►

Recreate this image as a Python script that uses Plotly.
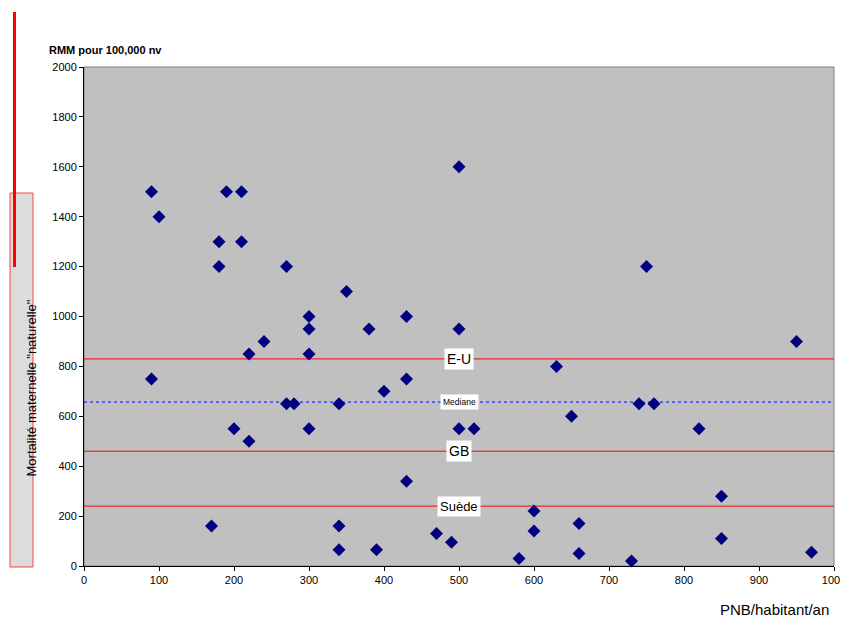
import plotly.graph_objects as go

pnb = [90, 100, 180, 180, 190, 210, 210, 220, 240, 270, 300, 300, 300, 350, 380, 430, 500, 500,
       90, 270, 280, 340, 430, 400, 200, 220, 300, 500, 520, 630, 650, 740, 760, 820, 750, 950,
       430, 170, 340, 340, 390, 470, 490, 580, 600, 600, 660, 660, 730, 850, 850, 970]
rmm = [1500, 1400, 1300, 1200, 1500, 1500, 1300, 850, 900, 1200, 1000, 950, 850, 1100, 950, 1000, 950, 1600,
       750, 650, 650, 650, 750, 700, 550, 500, 550, 550, 550, 800, 600, 650, 650, 550, 1200, 900,
       340, 160, 160, 65, 65, 130, 95, 30, 220, 140, 170, 50, 20, 280, 110, 55]

ref_names = ["E-U", "Mediane", "GB", "Suède"]
ref_values = [830, 657, 460, 240]
ref_colors = ["red", "blue", "red", "red"]
ref_dash = ["solid", "dot", "solid", "solid"]
ref_font = [14, 8.5, 14, 13]
label_x = 500

x_ticks = list(range(0, 1001, 100))
y_ticks = list(range(0, 2001, 200))

FONT = "Liberation Sans, Arial"
OFF = 8  # page body margin

fig = go.Figure()
fig.add_trace(go.Scatter(
    x=pnb, y=rmm, mode="markers",
    marker=dict(symbol="diamond", size=10, color="#000080", line=dict(width=0)),
    showlegend=False, cliponaxis=False))

shapes = []
annotations = []
shapes.append(dict(type="rect", xref="paper", yref="paper", x0=0, x1=1, y0=0, y1=1,
                   line=dict(color="#808080", width=1), layer="below"))
for name, v, c, d, fs in zip(ref_names, ref_values, ref_colors, ref_dash, ref_font):
    shapes.append(dict(type="line", xref="x", yref="y", x0=0, x1=1000, y0=v, y1=v,
                       line=dict(color=c, width=1, dash=d), layer="below"))
    annotations.append(dict(x=label_x, y=v, xref="x", yref="y", text=name, showarrow=False,
                            bgcolor="white", font=dict(family=FONT, size=fs, color="black"),
                            borderpad=2))

W, H, L, T = 750.0, 499.0, 84.0, 67.0
def px(x):
    return (x - L) / W
def py(y):
    return 1 - (y - T) / H

shapes.append(dict(type="rect", xref="paper", yref="paper",
                   x0=px(10), x1=px(33), y0=py(567), y1=py(193),
                   fillcolor="#dcdcdc", line=dict(color="#ff4040", width=1)))
shapes.append(dict(type="line", xref="paper", yref="paper",
                   x0=px(14.5), x1=px(14.5), y0=py(12), y1=py(267),
                   line=dict(color="#ff0000", width=3)))

annotations.append(dict(x=px(21), y=py(388), xref="paper", yref="paper",
                        text='Mortalité maternelle "naturelle"', textangle=-90, showarrow=False,
                        font=dict(family=FONT, size=13, color="black")))
annotations.append(dict(x=px(47), y=py(42), xref="paper", yref="paper", xanchor="left",
                        text="<b>RMM pour 100,000 nv</b>", showarrow=False,
                        font=dict(family=FONT, size=11, color="black")))
annotations.append(dict(x=px(831), y=py(620), xref="paper", yref="paper", xanchor="right",
                        text="PNB/habitant/an", showarrow=False,
                        font=dict(family=FONT, size=15, color="black")))

fig.update_layout(
    width=848 - OFF, height=626 - OFF,
    margin=dict(l=84 - OFF, r=14, t=67 - OFF, b=60),
    paper_bgcolor="white", plot_bgcolor="#c0c0c0",
    font=dict(family=FONT, size=11, color="black"),
    shapes=shapes, annotations=annotations,
    xaxis=dict(range=[0, 1000], tickvals=x_ticks, ticks="outside", ticklen=4, tickcolor="black",
               showline=True, linecolor="black", linewidth=1, showgrid=False, zeroline=False,
               tickfont=dict(size=11), automargin=False),
    yaxis=dict(range=[0, 2000], tickvals=y_ticks, ticks="outside", ticklen=4, tickcolor="black",
               showline=True, linecolor="black", linewidth=1, showgrid=False, zeroline=False,
               tickfont=dict(size=11), automargin=False),
)
fig.write_html("out.html")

◄

From the top of the listing above, repeat each line exactly until you reach the line containing "showlegend=False, cliponaxis=False))", and repeat that one too. Leave the pictures out.

Recreate this image as a Python script that uses Plotly.
import plotly.graph_objects as go

pnb = [90, 100, 180, 180, 190, 210, 210, 220, 240, 270, 300, 300, 300, 350, 380, 430, 500, 500,
       90, 270, 280, 340, 430, 400, 200, 220, 300, 500, 520, 630, 650, 740, 760, 820, 750, 950,
       430, 170, 340, 340, 390, 470, 490, 580, 600, 600, 660, 660, 730, 850, 850, 970]
rmm = [1500, 1400, 1300, 1200, 1500, 1500, 1300, 850, 900, 1200, 1000, 950, 850, 1100, 950, 1000, 950, 1600,
       750, 650, 650, 650, 750, 700, 550, 500, 550, 550, 550, 800, 600, 650, 650, 550, 1200, 900,
       340, 160, 160, 65, 65, 130, 95, 30, 220, 140, 170, 50, 20, 280, 110, 55]

ref_names = ["E-U", "Mediane", "GB", "Suède"]
ref_values = [830, 657, 460, 240]
ref_colors = ["red", "blue", "red", "red"]
ref_dash = ["solid", "dot", "solid", "solid"]
ref_font = [14, 8.5, 14, 13]
label_x = 500

x_ticks = list(range(0, 1001, 100))
y_ticks = list(range(0, 2001, 200))

FONT = "Liberation Sans, Arial"
OFF = 8  # page body margin

fig = go.Figure()
fig.add_trace(go.Scatter(
    x=pnb, y=rmm, mode="markers",
    marker=dict(symbol="diamond", size=10, color="#000080", line=dict(width=0)),
    showlegend=False, cliponaxis=False))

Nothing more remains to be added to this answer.